Recurrence relation for the 6j-symbol of su_q(2) as a symmetric eigenvalue problem

TL;DR

This paper reformulates the recurrence relation for the su_q(2) 6j-symbol as a symmetric eigenvalue problem, enabling efficient numerical computation and generalizing classical results using diagrammatic spin network formalism.

Contribution

It presents a novel symmetric eigenvalue problem formulation of the 6j-symbol recurrence relation, facilitating numerical evaluation and extending classical results to quantum groups.

Findings

Recurrence relation expressed as a tridiagonal symmetric eigenvalue problem

Implementation details for efficient numerical evaluation provided

Generalization of classical q=1 result using diagrammatic formalism

Abstract

A well known recurrence relation for the 6j-symbol of the quantum group su_q(2) is realized as a tridiagonal, symmetric eigenvalue problem.
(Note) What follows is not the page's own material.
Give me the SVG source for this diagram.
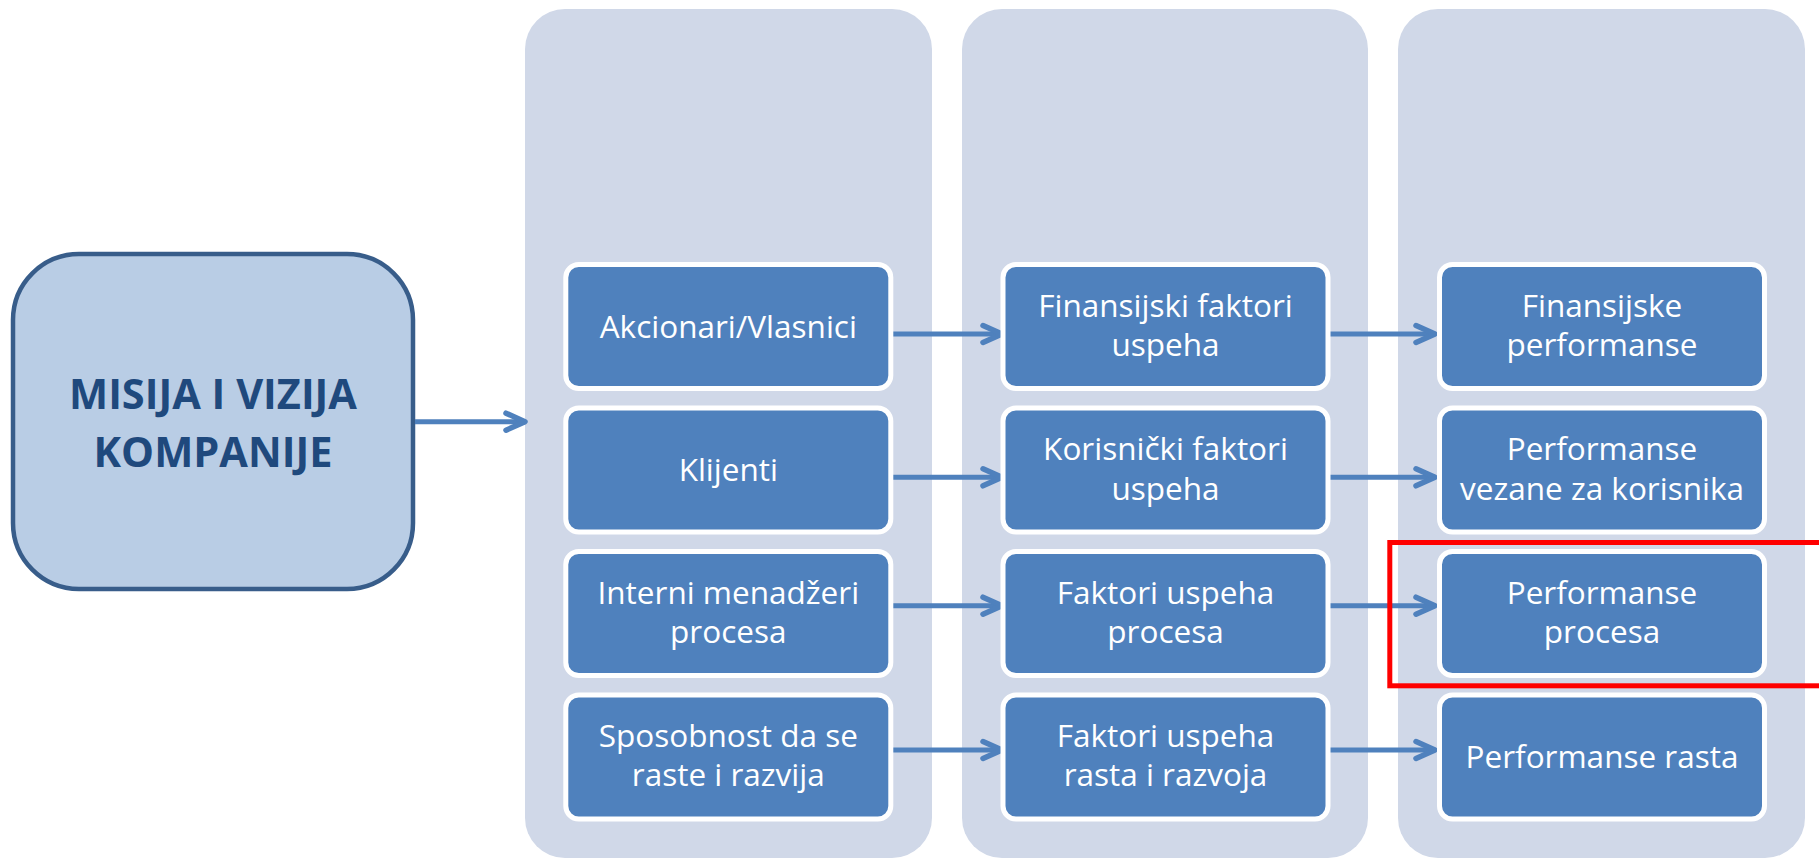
<svg xmlns="http://www.w3.org/2000/svg" width="1819" height="858" viewBox="0 0 1819 858">
  <style>
    .lane { fill: #D0D8E8; }
    .box { fill: #4F81BD; stroke: #FFFFFF; stroke-width: 5; }
    .lbl { font-family: "Open Sans", "Liberation Sans", sans-serif; font-size: 31.5px; fill: #FFFFFF; text-anchor: middle; }
    .title { font-family: "Open Sans", "Liberation Sans", sans-serif; font-size: 41.5px; font-weight: bold; fill: #1F497D; text-anchor: middle; }
    .link { fill: none; stroke: #4F81BD; stroke-width: 5; marker-end: url(#chev); }
    .mark { fill: none; stroke: #FF0000; stroke-width: 5; }
  </style>
  <defs>
    <marker id="chev" markerUnits="userSpaceOnUse" viewBox="0 0 28 26" markerWidth="28" markerHeight="26" refX="22" refY="13" orient="auto">
      <path d="M3 4.5 L22 13 L3 21.5" fill="none" stroke="#4F81BD" stroke-width="5.5" stroke-linecap="round" stroke-linejoin="round"/>
    </marker>
  </defs>

  <rect width="1819" height="858" fill="#FFFFFF"/>

  <!-- column lanes -->
  <g id="lanes">
    <rect class="lane" x="525" y="9" width="407" height="849" rx="40"/>
    <rect class="lane" x="962" y="9" width="406" height="849" rx="40"/>
    <rect class="lane" x="1398" y="9" width="407" height="849" rx="40"/>
  </g>

  <!-- mission box -->
  <g id="misija">
    <rect x="13" y="254" width="400" height="335" rx="66" fill="#B9CDE5" stroke="#385D8A" stroke-width="4.5"/>
    <text class="title" x="213" y="408.5">MISIJA I VIZIJA</text>
    <text class="title" x="213" y="467">KOMPANIJE</text>
  </g>

  <!-- connectors -->
  <g id="connectors">
    <path class="link" d="M415 421.7 H525"/>
    <path class="link" d="M891 334 H1002"/>
    <path class="link" d="M1328 334 H1435"/>
    <path class="link" d="M891 477.3 H1002"/>
    <path class="link" d="M1328 477.3 H1435"/>
    <path class="link" d="M891 605.7 H1002"/>
    <path class="link" d="M1328 605.7 H1435"/>
    <path class="link" d="M891 750 H1002"/>
    <path class="link" d="M1328 750 H1435"/>
  </g>

  <!-- column 1 -->
  <g id="akcionari">
    <rect class="box" x="565.8" y="264.5" width="325" height="124" rx="13"/>
    <text class="lbl" x="728.3" y="337.5">Akcionari/Vlasnici</text>
  </g>
  <g id="klijenti">
    <rect class="box" x="565.8" y="408" width="325" height="124" rx="13"/>
    <text class="lbl" x="728.3" y="481">Klijenti</text>
  </g>
  <g id="interni">
    <rect class="box" x="565.8" y="551.5" width="325" height="124" rx="13"/>
    <text class="lbl" x="728.3" y="603.5">Interni menadžeri</text>
    <text class="lbl" x="728.3" y="642.5">procesa</text>
  </g>
  <g id="sposobnost">
    <rect class="box" x="565.8" y="695" width="325" height="124" rx="13"/>
    <text class="lbl" x="728.3" y="747">Sposobnost da se</text>
    <text class="lbl" x="728.3" y="786">raste i razvija</text>
  </g>

  <!-- column 2 -->
  <g id="finansijski-faktori">
    <rect class="box" x="1003" y="264.5" width="325" height="124" rx="13"/>
    <text class="lbl" x="1165.5" y="316.5">Finansijski faktori</text>
    <text class="lbl" x="1165.5" y="356">uspeha</text>
  </g>
  <g id="korisnicki-faktori">
    <rect class="box" x="1003" y="408" width="325" height="124" rx="13"/>
    <text class="lbl" x="1165.5" y="460">Korisnički faktori</text>
    <text class="lbl" x="1165.5" y="499.5">uspeha</text>
  </g>
  <g id="faktori-procesa">
    <rect class="box" x="1003" y="551.5" width="325" height="124" rx="13"/>
    <text class="lbl" x="1165.5" y="603.5">Faktori uspeha</text>
    <text class="lbl" x="1165.5" y="642.5">procesa</text>
  </g>
  <g id="faktori-rasta">
    <rect class="box" x="1003" y="695" width="325" height="124" rx="13"/>
    <text class="lbl" x="1165.5" y="747">Faktori uspeha</text>
    <text class="lbl" x="1165.5" y="786">rasta i razvoja</text>
  </g>

  <!-- column 3 -->
  <g id="finansijske-performanse">
    <rect class="box" x="1439.5" y="264.5" width="325" height="124" rx="13"/>
    <text class="lbl" x="1602" y="316.5">Finansijske</text>
    <text class="lbl" x="1602" y="356">performanse</text>
  </g>
  <g id="performanse-korisnika">
    <rect class="box" x="1439.5" y="408" width="325" height="124" rx="13"/>
    <text class="lbl" x="1602" y="460">Performanse</text>
    <text class="lbl" x="1602" y="499.5">vezane za korisnika</text>
  </g>
  <g id="performanse-procesa">
    <rect class="box" x="1439.5" y="551.5" width="325" height="124" rx="13"/>
    <text class="lbl" x="1602" y="603.5">Performanse</text>
    <text class="lbl" x="1602" y="643">procesa</text>
  </g>
  <g id="performanse-rasta">
    <rect class="box" x="1439.5" y="695" width="325" height="124" rx="13"/>
    <text class="lbl" x="1602" y="768">Performanse rasta</text>
  </g>

  <!-- highlight frame -->
  <g id="highlight">
    <rect class="mark" x="1389.8" y="542.5" width="1428.7" height="143.3"/>
  </g>
</svg>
This formulation can be used to implement an efficient numerical evaluation algorithm, taking advantage of existing specialized numerical packages. For convenience, all formulas relevant for such an implementation are collected in the appendix. This realization is a byproduct of an alternative proof of the recurrence relation, which generalizes a classical (q=1) result of Schulten and Gordon and uses the diagrammatic spin network formalism of Temperley-Lieb recoupling theory to simplify intermediate calculations.